As I carefully write out the date on the top of the blackboard on a cool afternoon, kids are filing in, shaking my hand and greeting me with “good afternoon” and “how are you, today?” and the like. And as the usual bustle of murmurs and laughter dies down, I step back. I look at the date and see that it’s Wednesday, March 23rd. I close my eyes.

I’m suddenly standing in front of the lunch table at the hostel in Dakar, day two. This is the day that the Senegal fellows are going to tell me what is written on the small slip of paper on my back. I can’t see it, but on this slip of paper my responsibility and life for the next 7 months is written in black ink. They answer “Yes” to my question about whether or not the apprenticeship slip of paper is education. I am more than overwhelmed and definitely not prepared in the least bit for that answer. I was praying for health care and had been a whole two weeks in a row beforehand. I’m angry and I’m thinking, “How is this happening? I don’t know how to teach kids! I don’t know anything about education! I can’t possibly do this!”

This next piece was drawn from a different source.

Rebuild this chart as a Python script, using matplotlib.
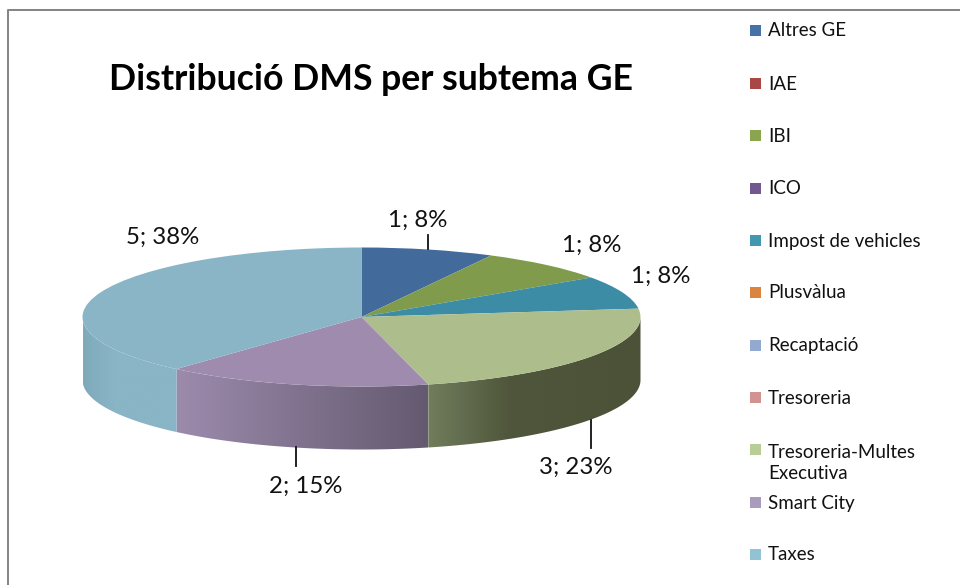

I have another flashback, eyes still closed – I’m walking to my homestay in Mermoz with Gus Ruchman in October. I’m this close to screaming at him for telling me to calm down about my apprenticeship. We’re leaving for our permanent residences in a few days and I just can’t handle it. I start to cry. I remember saying that I didn’t want to mess up a year of education for an entire class of students and that I can’t possibly do this. “Education should not be an experiment!” I tell him.

One last flashback occurs before I open my eyes again. It’s November 3rd and I’m stepping in front of a class full of faces I don’t know. But I’m quick to realize something- I’m not afraid. I’m not afraid even for a second. We open the English Club meeting with “If You’re Happy and You Know It, Clap Your Hands”. I don’t sing in front of people, it makes me nervous, but I am doing it anyways and I’m not nervous at all and I realize that I had been wrong before this very moment.

When I open my eyes I turn to my English Club with a smile. It’s March 23rd and my students are getting ready to rehearse their opening day dialogue. While I watch them, I keep smiling, not just because I realize that they are speaking English and working hard and coming to the club and learning, but because I’m learning just as much as them every step of the way. I clap at their rehearsal when they finish and high five anyone within arm’s length. The director of the school who is sitting next to me nods in approval and says, “I’m not going to lie, I’m very impressed.” One of my students comes up to me and asks me in English, “Did we do a good job? Thank you, Emily.”

That night I write in my journal.

When I look down at the page it reads, “I don’t think I’ve ever been so happy about being wrong.”